The paper you link is pretty interesting, but I don’t think it helps support the idea that general capabilities improvement is more data than algorithms. Instead, what they show good evidence for is that a little algorithmic progress has consisted of finding algorithms that give a flat bump to performance, while most of it has been from finding algorithms that scale better with the available compute.
They do ablation on a really tiny transformer (3M parameters), and show that there was a 3.something times improvement from adding modern algorithmic improvements. Meanwhile, the nanoGPT project has added basically the same improvements to gpt2 (124M parameters) and gotten a 10.something times improvement.
EDIT: That said, the “eyeball test” estimation of AI smarts might well be improving more because of better data and data-use than because of slightly lower loss on the Pile, I agree with that.
Agreed. Gundlach et al. are able to find and categorize specific algorithmic advances (non-data) that they claim explain 6,930× of gains, out of a total amount of gains estimated (“naively extrapolating”) by Ho et al. of 22,000×. That is, they explain all but another factor of 3 with algorithms. Quoting from the paper:
First off, making up for all but 3× is very good (frankly, I think too good and should be taken with a grain of salt). Second, naively reading this would imply data has contributed at most a factor of 3 over 11 years.
But I think the experiment in this paper use validation loss on a pretraining dataset, whereas performance on downstream tasks seems especially likely to be affected by better data (i.e., the 22,000× they are trying to account for might not even be influenced much by better data, as it too is based on loss).
(This comment is not meant to take a stand on the overall question of how much data vs. non-data algorithmic innovation has contributed, just the bearing of Gundlach et al., on this question.)
Coauthor of the paper here. It’s helpful to hear how people have interpreted our work, though I want to try to clear up a few things quickly.
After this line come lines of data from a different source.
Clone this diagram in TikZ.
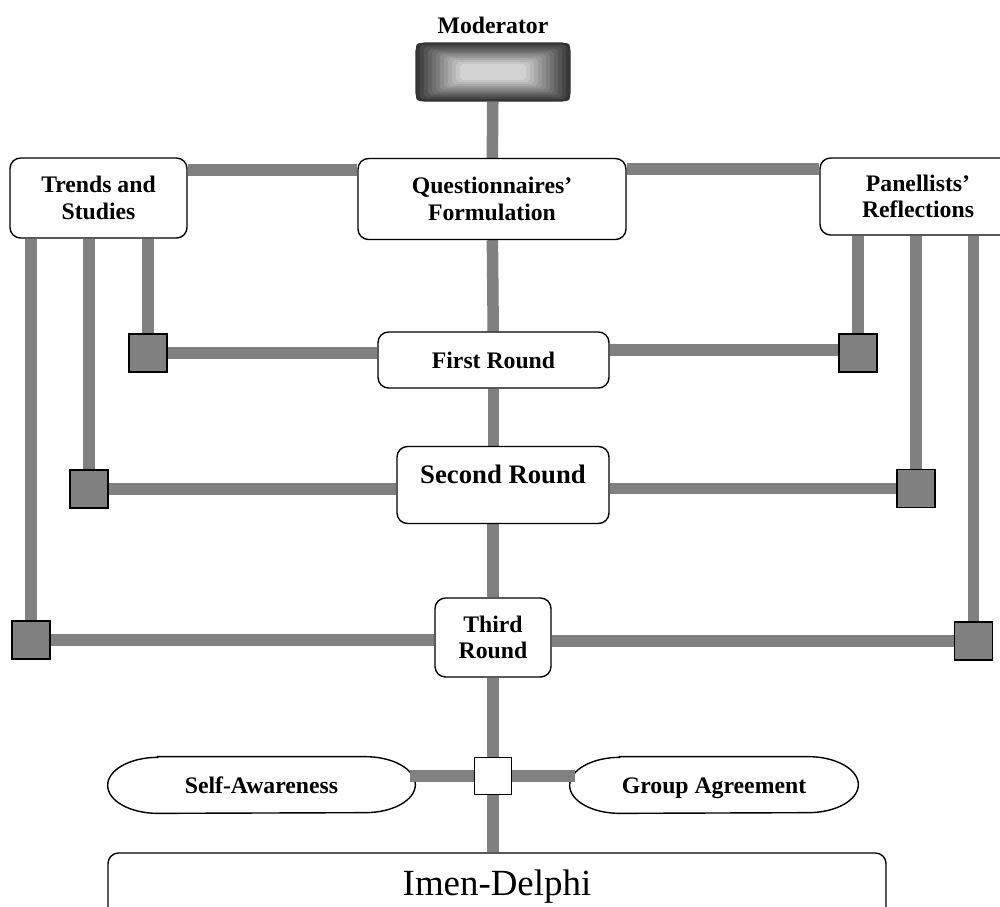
\documentclass[tikz,border=0pt]{standalone}
\usepackage{fontspec}
\setmainfont{Liberation Serif}
\usepackage{tikz}
\usetikzlibrary{backgrounds}
\tikzset{
  box/.style={draw,thick,fill=white,rounded corners=6pt,align=center,
    font=\fontsize{13.5}{15}\selectfont\bfseries},
  pill/.style={minimum height=1.12cm,text height=1.2em,text depth=0.22em,
    font=\fontsize{13.5}{15}\selectfont\bfseries},
  sq/.style={draw,thick,fill=gray,minimum size=0.76cm,inner sep=0pt},
  bar/.style={line width=0.23cm,draw=gray}
}

\begin{document}
\begin{tikzpicture}
    \clip (0,0) rectangle (20,-18.12);
    \node (modlabel) at (9.86,-0.5) {\fontsize{13.5}{15}\selectfont\bfseries Moderator};
    % shaded moderator box
    \foreach \i in {0,...,11} {
      \pgfmathsetmacro\hw{1.54-0.08*\i}
      \pgfmathsetmacro\hh{0.58-0.038*\i}
      \pgfmathsetmacro\lv{78-5.5*\i}
      \fill[black!\lv,rounded corners=2pt] ([shift={(-\hw,-\hh)}]9.86,-1.44) rectangle ([shift={(\hw,\hh)}]9.86,-1.44);
    }
    \node[draw=black!80,thick,rounded corners=5pt,minimum width=3.08cm,minimum height=1.16cm] (mod) at (9.86,-1.44) {};

    \node[box,minimum width=3.54cm,minimum height=1.6cm] (trends) at (1.97,-3.96) {Trends and\\Studies};
    \node[box,minimum width=5.36cm,minimum height=1.62cm] (quest) at (9.84,-3.98) {Questionnaires'\\Formulation};
    \node[box,minimum width=3.92cm,minimum height=1.54cm] (panel) at (18.36,-3.93) {Panellists'\\Reflections};

    \node[box,minimum width=4.62cm,minimum height=1.12cm] (first) at (9.87,-7.2) {First Round};
    \node[box,minimum width=4.24cm,minimum height=1.54cm,text depth=0.45cm,
      font=\fontsize{15.2}{17}\selectfont\bfseries] (second) at (10.06,-9.7) {Second Round};
    \node[box,minimum width=2.32cm,minimum height=1.58cm] (third) at (9.86,-12.75) {Third\\Round};

    \node[sq] (sqL1) at (2.96,-7.06) {};
    \node[sq] (sqR1) at (17.16,-7.06) {};
    \node[sq] (sqL2) at (1.78,-9.78) {};
    \node[sq] (sqR2) at (18.32,-9.77) {};
    \node[sq] (sqL3) at (0.62,-12.8) {};
    \node[sq] (sqR3) at (19.47,-12.82) {};

    \node[draw,thick,fill=white,minimum size=0.74cm,inner sep=0pt] (hub) at (9.86,-15.52) {};
    \node[pill,minimum width=6.14cm] (self) at (5.23,-15.7) {Self-Awareness};
    \node[pill,minimum width=5.76cm] (group) at (14.28,-15.7) {Group Agreement};
    \node[draw,thick,rounded corners=6pt,minimum width=15.56cm,minimum height=1.34cm,
      font=\fontsize{21}{24}\selectfont] (imen) at (9.94,-17.73) {Imen-Delphi};

    \begin{scope}[on background layer]
    % pill outlines with elliptic ends
    \foreach \p in {self,group}
      \draw[thick,fill=white] ([xshift=1cm]\p.north west) -- ([xshift=-1cm]\p.north east)
        arc[start angle=90,end angle=-90,x radius=1cm,y radius=0.56cm]
        -- ([xshift=1cm]\p.south west)
        arc[start angle=270,end angle=90,x radius=1cm,y radius=0.56cm] -- cycle;
    \draw[bar] (mod) -- (quest);
    \draw[bar] ([yshift=0.56cm]trends.east) -- ([yshift=0.56cm]trends.east -| quest.west);
    \draw[bar] ([yshift=0.6cm]quest.east) -- ([yshift=0.6cm]quest.east -| panel.west);
    \draw[bar] (quest) -- (first);
    \draw[bar] (first) -- (second.north -| first.south);
    \draw[bar] (second.south -| third.north) -- (third);
    \draw[bar] (third) -- (hub);
    \draw[bar] (hub) -- (imen.north -| hub.south);
    \draw[bar] (hub) -- ([xshift=-0.1cm]hub -| self.east);
    \draw[bar] (hub) -- ([xshift=0.1cm]hub -| group.west);
    % left feedback lines
    \draw[bar] (sqL1) -- (sqL1 |- trends.south);
    \draw[bar] (sqL2) -- (sqL2 |- trends.south);
    \draw[bar] (sqL3) -- (sqL3 |- trends.south);
    \draw[bar] (sqL1) -- (sqL1 -| first.west);
    \draw[bar] (sqL2) -- (sqL2 -| second.west);
    \draw[bar] (sqL3) -- (sqL3 -| third.west);
    % right feedback lines
    \draw[bar] (sqR1) -- (sqR1 |- panel.south);
    \draw[bar] (sqR2) -- (sqR2 |- panel.south);
    \draw[bar] (sqR3) -- (sqR3 |- panel.south);
    \draw[bar] ([yshift=0.06cm]sqR1.center) -- ([yshift=0.06cm]sqR1.center -| first.east);
    \draw[bar] (sqR2) -- (sqR2 -| second.east);
    \draw[bar] (sqR3) -- (sqR3 -| third.east);
    \end{scope}
\end{tikzpicture}
\end{document}
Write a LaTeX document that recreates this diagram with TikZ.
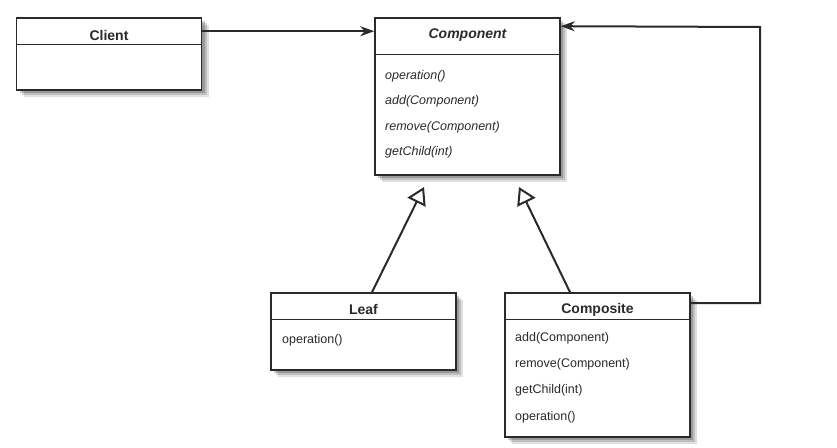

Firstly, we don’t claim that data must make up the remaining gap, and we certainly are not claiming it explains capabilities improvements more broadly. We try to be pretty precise about the definition of algorithmic progress under the CEG framework, which is specifically computed using loss rather than downstream performance metrics (I agree, the relationship between these is not straightforward or well understood). We say explicitly that the CEG framework cannot capture a lot of important innovations for performance and efficiency (instruction fine-tuning, constitutional AI, parallelism, etc.). We also show highly counterintuitive, undesirable properties of the CEG framework which makes interpretation quite difficult.
Speaking for myself and not my coauthors here: It’s flattering you think our results are too good, though I’m not sure that was the intent of your comment :) I think the results would be interesting even if we over/undershot existing estimates by 10x. We find two important results, which are true regardless of our estimates’ alignment with the literature: scale seems to be necessary for much of the perceived algorithmic gains, and scale-dependence makes the framework for measuring these gains behave strangely. Those two facts are worth considering in their own right, and are true for even modest differences in scaling exponents across architectures. It is reaffirming that we recover so much of the other estimates, but strictly speaking, we could have found way more or way less, and our results would still raise important points.
Lastly, I think our results don’t point to “better data has made all the difference.” It really points to “a lot of new, specific things lead to a lot of new, specific differences in capabilities, and it’s hard to count those up using the same units.” I think that’s a really important (and difficult) direction for further research, which may shed light on how important data has been!
Thanks, I’ll edit the post to note I misinterpreted the paper.